As queen, Elizabeth II's family life was far from traditional -- she was often away for long stretches, was frequently occupied by work and had at times complicated relationships with her four children.
She was 22 and still a princess when her eldest son and heir apparent, Charles, was born, and 24 when Princess Anne came along.
But she sometimes left them for months at a time to join her husband Prince Philip, a naval officer stationed in Malta, or to tour with him abroad.
The young children stayed at home with their nannies and governesses, just as she had done as a child in the late 1920s and 1930s.
Charles's nanny was "very authoritarian", said the new king's biographer, royal author Penny Junor.

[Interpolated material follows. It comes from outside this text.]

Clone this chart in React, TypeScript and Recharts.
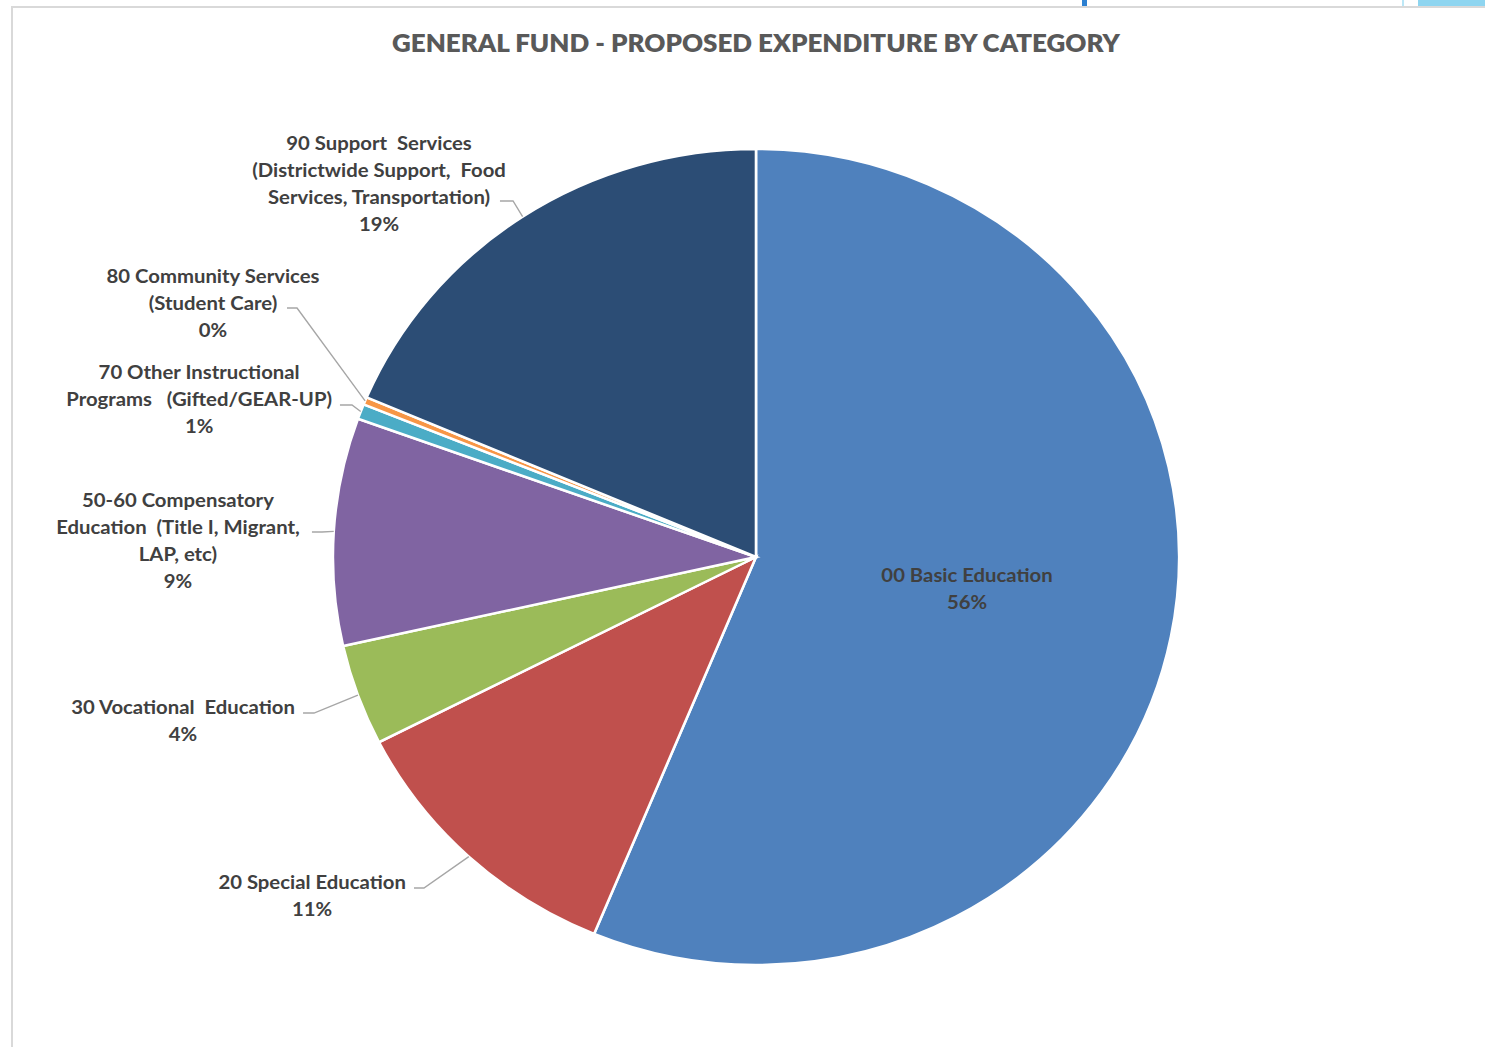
import React from 'react';
import { PieChart, Pie, Cell } from 'recharts';

const categories = [
  '00 Basic Education',
  '20 Special Education',
  '30 Vocational Education',
  '50-60 Compensatory Education (Title I, Migrant, LAP, etc)',
  '70 Other Instructional Programs (Gifted/GEAR-UP)',
  '80 Community Services (Student Care)',
  '90 Support Services (Districtwide Support, Food Services, Transportation)',
];
const values = [56.25, 11.25, 4.0, 9.0, 0.6, 0.3, 18.6];
const labelLines = [
  ['00 Basic Education'],
  ['20 Special Education'],
  ['30 Vocational  Education'],
  ['50-60 Compensatory', 'Education  (Title I, Migrant,', 'LAP, etc)'],
  ['70 Other Instructional', 'Programs   (Gifted/GEAR-UP)'],
  ['80 Community Services', '(Student Care)'],
  ['90 Support  Services', '(Districtwide Support,  Food', 'Services, Transportation)'],
];
const colors = ['#4F81BD', '#C0504D', '#9BBB59', '#8064A2', '#4BACC6', '#F79646', '#2C4D75'];
const title = 'GENERAL FUND - PROPOSED EXPENDITURE BY CATEGORY';

// label layout relative to the pie centre (text centre of first line, leader start, leader elbow)
const labelLayout = [
  { tx: 203.5, ty: 17, line: null },
  { tx: -428, ty: 324, line: [[-329.8, 331], [-320.2, 331]] },
  { tx: -552.5, ty: 149, line: [[-436.8, 156], [-426.2, 156]] },
  { tx: -557.4, ty: -58, line: [[-428.2, -25], [-418.5, -25]] },
  { tx: -537, ty: -186, line: [[-401.2, -152], [-389.6, -152]] },
  { tx: -523.6, ty: -282, line: [[-452.3, -249], [-442.6, -249]] },
  { tx: -363.5, ty: -415, line: [[-246.9, -356], [-234.3, -356]] },
];

const data = categories.map((name, i) => ({ name, value: values[i] }));

const LINE_H = 27;
const RAD = Math.PI / 180;

const renderLabel = (props: any) => {
  const { cx, cy, midAngle, outerRadius, index, percent } = props;
  const lay = labelLayout[index];
  const lines = [...labelLines[index], `${Math.round(percent * 100)}%`];
  let leader = null;
  if (lay.line) {
    const ex = cx + outerRadius * Math.cos(-midAngle * RAD);
    const ey = cy + outerRadius * Math.sin(-midAngle * RAD);
    const pts = [
      [cx + lay.line[0][0], cy + lay.line[0][1]],
      [cx + lay.line[1][0], cy + lay.line[1][1]],
      [ex, ey],
    ];
    leader = (
      <polyline
        points={pts.map((p) => p.join(',')).join(' ')}
        fill="none"
        stroke="#A6A6A6"
        strokeWidth={1.3}
      />
    );
  }
  return (
    <g key={`lbl-${index}`}>
      {leader}
      <text
        textAnchor="middle"
        fill="#404040"
        fontFamily="Lato, 'Open Sans', sans-serif"
        fontWeight={700}
        fontSize={19.6}
        style={{ whiteSpace: 'pre' }}
      >
        {lines.map((ln, j) => (
          <tspan key={j} x={cx + lay.tx} y={cy + lay.ty + j * LINE_H} dominantBaseline="central">
            {ln}
          </tspan>
        ))}
      </text>
    </g>
  );
};

export default function App() {
  return (
    <div style={{ position: 'absolute', left: 0, top: 0, width: 1485, height: 1047, background: '#fff', overflow: 'hidden' }}>
      <div style={{ position: 'absolute', left: 11, top: 6, right: 0, bottom: 0, borderLeft: '2px solid #D9D9D9', borderTop: '2px solid #D9D9D9' }} />
      <div style={{ position: 'absolute', left: 1082, top: 0, width: 5, height: 6, background: '#2B7FD0' }} />
      <div style={{ position: 'absolute', left: 1402, top: 0, width: 2, height: 6, background: '#BDE8F7' }} />
      <div style={{ position: 'absolute', left: 1418, top: 0, width: 67, height: 6, background: '#8ED5F0' }} />
      <svg style={{ position: 'absolute', left: 0, top: 0 }} width={1485} height={80}>
        <text
          x={756}
          y={42}
          textAnchor="middle"
          dominantBaseline="central"
          fill="#595959"
          fontFamily="Lato, 'Open Sans', sans-serif"
          fontWeight={800}
          fontSize={24}
          textLength={728}
          lengthAdjust="spacingAndGlyphs"
        >
          {title}
        </text>
      </svg>
      <div style={{ position: 'absolute', left: 0, top: 0, transform: 'scaleX(1.037)', transformOrigin: '756px 0px' }}>
        <PieChart width={1485} height={1047}>
          <Pie
            data={data}
            dataKey="value"
            nameKey="name"
            cx={751}
            cy={552}
            outerRadius={408}
            startAngle={90}
            endAngle={-270}
            stroke="#FFFFFF"
            strokeWidth={2.5}
            label={renderLabel}
            labelLine={false}
            isAnimationActive={false}
          >
            {data.map((d, i) => (
              <Cell key={d.name} fill={colors[i]} />
            ))}
          </Pie>
        </PieChart>
      </div>
    </div>
  );
}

"Elizabeth was a young, new mother and this very experienced nanny took over... she waited for the nanny to bring Charles to her for half an hour at tea time or whatever it was," she told AFP.
"I'm sure she loved her family. But I don't think she was demonstrative in her affection."
Old family photos and videos show Elizabeth smiling, posing with Charles in his pram, or as a family, waving a rattle at Prince Andrew, who was born when Charles was 11.
But there is little to hide what appears to be stiff formality.
When five-year-old Charles saw his parents for the first time in months after they returned from a months-long tour of the Commonwealth, she offered him her hand.
In a later authorised biography, Charles would say his mother was "not indifferent so much as detached".
"If he'd been a horse or a dog they would have been a lot closer," added Junor about Charles, who was described as a sensitive and awkward child.
In contrast, Elizabeth, known for her love of horses and corgis, was closer to her daughter, Anne, who developed into a skilled horsewoman, allowing the pair to share their passion.
Strict royal protocol did not help foster closer bonds either: the queen's children and grandchildren had to bow or curtsy before her even behind closed doors.
Complicating matters further was Charles's lifelong role as heir which made his future entirely dependent on the death of his mother.
"Charles has always adored his mother and put her on a bit of a pedestal. It's not a mother-son relationship. It's more monarch-subject," said Junor.
With Andrew and Edward, who were born when she was 33 and 37, the queen had a more relaxed relationship.
All four children were sent to boarding school at an early age.
Family life provided the biggest shocks during her record-breaking reign.
In 1992, Anne divorced her husband Mark Phillips, Charles split from Diana, and Andrew separated from Sarah Ferguson.
Compounded by a major fire at her favoured Windsor Castle home west of London, the queen called the 12 months her "annus horribilis".
After Diana's death in 1997, the queen initially rejected the idea that Charles would marry his long-term mistress Camilla Parker Bowles.
Separations and divorces
She did not attend their civil wedding in Windsor in 2005 but did organise a reception at the castle.
Asked about Charles' criticism of their mother, Anne said: "I don't believe any of us for a second thought that she didn't care for us in exactly the same way as any other mother did.
"I just think it extraordinary that anybody could construe that that might not be true," she told the BBC.
Separations and divorces were not the end of family strife.
In 2019, Andrew -- reportedly her favourite -- was forced to step back from frontline royal duties because of his friendship with the convicted sex offender Jeffrey Epstein.
The following year, grandson Harry and his wife Meghan quit royal life and moved to the United States, from where they criticised the family, including accusing some members of racism.
Elizabeth met the couple's daughter, Lilibet, only once. She was born in June 2021 and was named after her childhood nickname.
Eight times a grandmother, and with 12 great-grandchildren, the queen loved family dinners, and held annual Christmas get-togethers at her Sandringham estate.
Even as she slowed down after a health scare in October 2021, she attended the christening of two of her great-grandchildren at Windsor.
Grandson William, whom she had grown close to after Diana's death, paid a glowing tribute to her in a recent biography.
"The queen's kindness and sense of humour, her innate sense of calm and perspective, and her love of family and home are all attributes I experience first-hand," he wrote.
"I am privileged to have the queen as a model for a life of service to the public."